For most ethical hackers, including myself, hacking doesn’t feel like work. We’re a community of puzzle-solvers – curious, and eager to share the vulnerabilities we uncover that can have repercussions for your company and your customers.
Many major enterprises – including, Google, Facebook and automaker GM – understand the value of the hacker community and already employ bug bounty programs, which offer payment ranging from small amounts of cash or a t-shirt to potential payouts in the thousands to hackers who discover vulnerabilities. Google recently expanded its program to include techniques that target its abuse and spam programs. This past spring on the heels of the Cambridge Analytica scandal, Facebook launched a data abuse bounty to reward reports of misuse of data by app developers.
By embracing the diverse community of hackers and tapping into their passion, you can significantly reduce your company’s risk profile, too. With that in mind, following are some tips, insights and best practices for engaging with the hacker community:
Why Community Matters. A lot of folks think of hackers as sitting in the basement, hunched over a computer, trying to sell stuff on the black market. That’s not the hacker community. There is a diverse group of hackers globally, all of whom focus on different types of vulnerabilities – from website weaknesses to network and infrastructure security. That diversity can work to your benefit. The varied skill set will impact the types of bugs you’ll find. A good bounty program will ask what data you are trying to protect. Having a wide scope helps secure that data.
Engaging Effectively: Respect. You can set up an effective hacker-engagement program if you understand that hackers want to be treated with respect and dignity, and that they want to be paid for their time – or at least acknowledged for their contribution. Acknowledgment can be as simple as a thank you or a piece of swag with your company logo on it. But if an alert hacker spares you significant harm, pay that person commensurate with impact of the discovery.
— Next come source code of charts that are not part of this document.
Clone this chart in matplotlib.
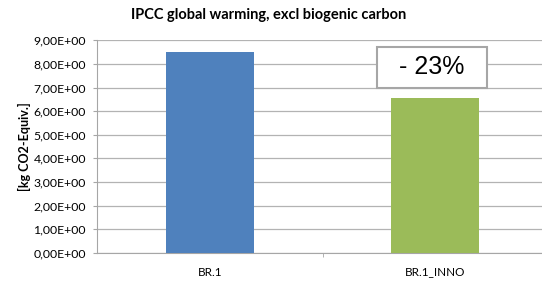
import matplotlib.pyplot as plt
from matplotlib.ticker import FuncFormatter

categories = ['BR.1', 'BR.1_INNO']
values = [8.52, 6.56]
bar_colors = ['#4f81bd', '#9bbb59']
yticks = [0, 1, 2, 3, 4, 5, 6, 7, 8, 9]

plt.rcParams['font.family'] = ['Lato', 'DejaVu Sans']

W, H = 542, 282
fig = plt.figure(figsize=(W / 100, H / 100), dpi=100)
# plot area runs slightly past the right edge, like the original export
ax = fig.add_axes([97 / W, 1 - 252.7 / H, 451 / W, (252.7 - 40.3) / H])

x = range(len(categories))
ax.bar(x, values, width=0.39, color=bar_colors, zorder=3)

ax.set_xlim(-0.5, 1.5)
ax.set_ylim(0, 9)
ax.set_yticks(yticks)
ax.yaxis.set_major_formatter(FuncFormatter(lambda v, p: f'{v:.2f}'.replace('.', ',') + 'E+00'))
ax.set_xticks(list(x))
ax.set_xticklabels(categories)
ax.set_xticks([0.5], minor=True)

ax.grid(axis='y', color='#b3b3b3', linewidth=0.9, zorder=0)
for s in ['top', 'right']:
    ax.spines[s].set_visible(False)
ax.spines['left'].set_color('#a6a6a6')
ax.spines['bottom'].set_color('#a6a6a6')
ax.tick_params(axis='y', length=3, color='#a6a6a6', labelsize=8.8, pad=5)
ax.tick_params(axis='x', which='major', length=0, labelsize=8.4, pad=10)
ax.tick_params(axis='x', which='minor', length=3, color='#a6a6a6')

ax.set_ylabel('[kg CO2-Equiv.]', fontsize=9, fontweight='bold', labelpad=2)
fig.text(269 / W, 1 - 15 / H, 'IPCC global warming, excl biogenic carbon',
         ha='center', va='center', fontsize=10.5, fontweight='bold')

change = (values[1] - values[0]) / values[0] * 100
ax.text(0.984, 7.85, f'  - {abs(change):.0f}%  ', ha='center', va='center', fontsize=18,
        family=['Liberation Sans', 'DejaVu Sans'], zorder=5,
        bbox=dict(boxstyle='square,pad=0.33', facecolor='white', edgecolor='#a6a6a6',
                  linewidth=1.5))

fig.savefig('out.png', dpi=100)
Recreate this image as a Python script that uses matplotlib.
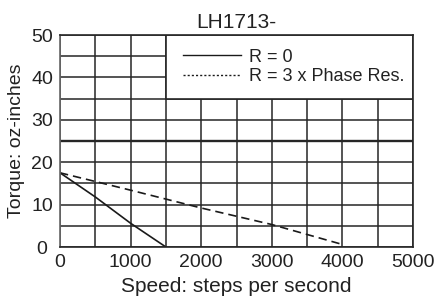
import numpy as np
import matplotlib
matplotlib.use('Agg')
import matplotlib.pyplot as plt
from matplotlib.patches import Rectangle
from matplotlib.lines import Line2D

plt.rcParams['font.family'] = ['Liberation Sans', 'DejaVu Sans']

title = 'LH1713-'
speed_r0 = [0, 500, 1000, 1500]
torque_r0 = [17.5, 11.8, 5.6, 0]
speed_r3 = [0, 1000, 2000, 3000, 4000]
torque_r3 = [17.5, 13.4, 9.2, 5.3, 0.6]
labels = ['R = 0', 'R = 3 x Phase Res.']
xticks = [0, 1000, 2000, 3000, 4000, 5000]
yticks = [0, 10, 20, 30, 40, 50]

fig = plt.figure(figsize=(4.35, 2.97), dpi=100)
ax = fig.add_axes([60/435, 1-247/297, 353/435, 212/297])

gc = '#262626'
ax.set_xlim(0, 5000)
ax.set_ylim(0, 50)
ax.set_xticks(xticks)
ax.set_xticks(np.arange(500, 5000, 1000), minor=True)
ax.set_yticks(yticks)
ax.set_yticks(np.arange(5, 50, 10), minor=True)
ax.set_axisbelow(True)
ax.grid(True, which='both', color=gc, lw=1.1)
ax.axhline(25, color=gc, lw=1.7, zorder=0.6)
ax.tick_params(which='both', length=0)
ax.tick_params(axis='x', labelsize=14, pad=5, colors='#222222')
ax.tick_params(axis='y', labelsize=14, pad=13, colors='#222222')
for lab in ax.get_yticklabels():
    lab.set_horizontalalignment('center')
for s in ax.spines.values():
    s.set_color(gc)
    s.set_linewidth(1.2)
ax.spines['left'].set_color('#666666')

# legend box covering the grid
ax.add_patch(Rectangle((1500, 35), 3500, 15, facecolor='white', edgecolor=gc,
                       lw=1.2, zorder=1.5))

ax.plot(speed_r0, torque_r0, color='#1a1a1a', lw=1.2, zorder=2)
ax.plot(speed_r3, torque_r3, color='#1a1a1a', lw=1.2, dashes=(5, 3), zorder=2)

handles = [Line2D([], [], color='#1a1a1a', lw=1.0),
           Line2D([], [], color='#1a1a1a', lw=1.0, dashes=(1.5, 1.5))]
leg = ax.legend(handles, labels, loc='upper right', bbox_to_anchor=(0.995, 0.97),
                frameon=False, fontsize=13, handlelength=3.25, handletextpad=0.4,
                labelspacing=0.15, borderaxespad=0)
leg.set_zorder(3)
for t in leg.get_texts():
    t.set_color('#222222')

ax.set_title(title, fontsize=15, pad=5, color='#222222')
ax.set_xlabel('Speed: steps per second', fontsize=15, color='#222222')
ax.set_ylabel('Torque: oz-inches', fontsize=14, color='#222222')
ax.xaxis.set_label_coords(0.5, -0.14)
ax.yaxis.set_label_coords(-0.10, 0.50)

fig.savefig('out.png', dpi=100)
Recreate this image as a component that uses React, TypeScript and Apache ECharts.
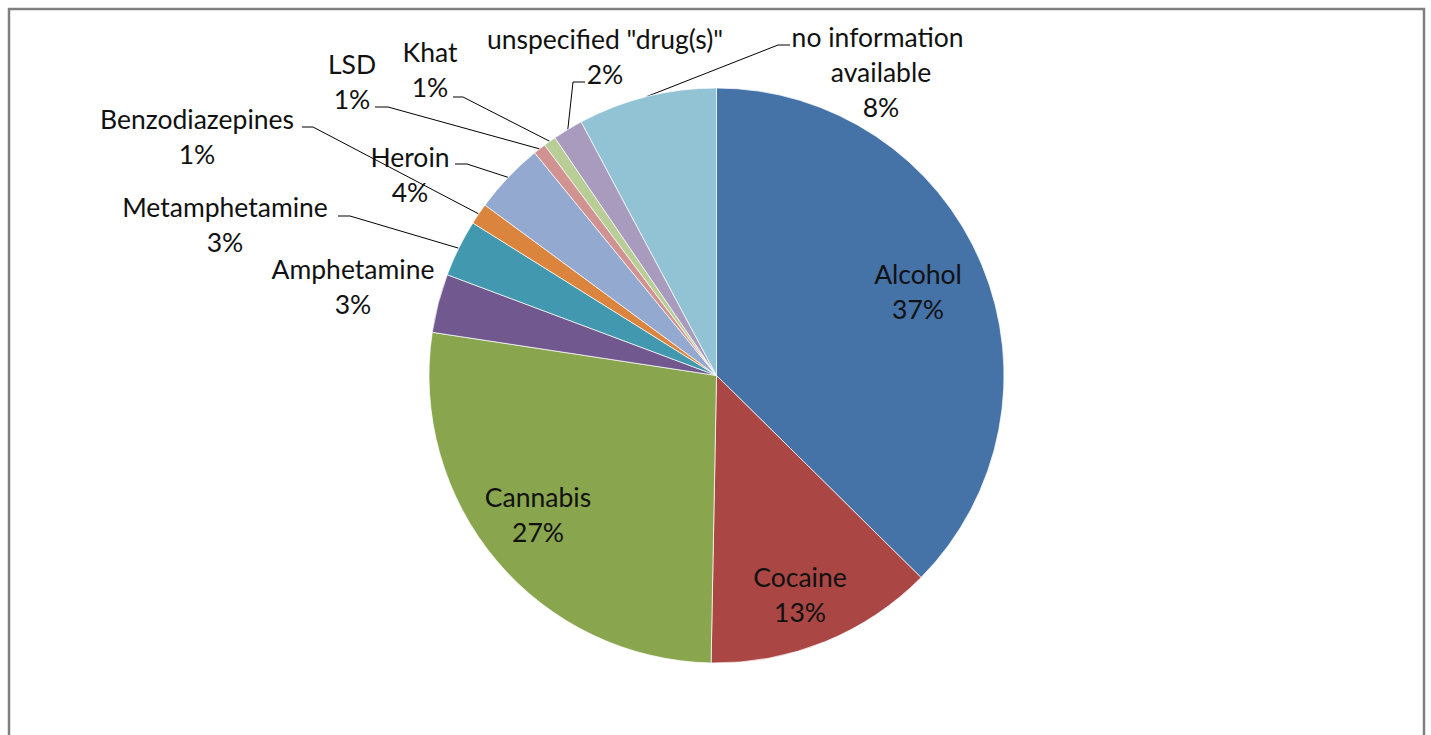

Don’t ignore someone who reports a vulnerability or respond with a lawyer – that’s a sure path to never having vulnerabilities reported to your company.
Engaging Effectively: Communication. Perhaps more than anything, hackers want a clear line of communication and an easy-to-find point of contact within your organization at any time of day or night – whether it’s a CISO, developers or an in-house IT security person. As hackers, when we find a vulnerability, we search across the Internet to see which organizations might be affected. I once woke someone up at 3 a.m. to report a vulnerability that could have been a company shutdown event. Yet the majority of Fortune 500 companies don’t have a clear way for someone to report a vulnerability – leaving hackers to scour LinkedIn for likely contacts or guessing via email addresses like firstname.lastname@example.org or email@example.com.
Communicate after the fact as well. After you’ve patched a reported vulnerability re-test to verify it has been fixed, and engage with the hacker again to make sure they test it as well to make sure they can’t get around any of the current fixes you put in place.
Finally, if you’ve never engaged with the community or are unsure of how to get started, try to leverage a bug bounty platform as much as possible – one with a good reputation among security researchers such as HackerOne, BugCrowd or Sinack.
Technology is moving faster than our ability to secure it. Tapping the collective wisdom of the hacker community is an important tool in any security arsenal.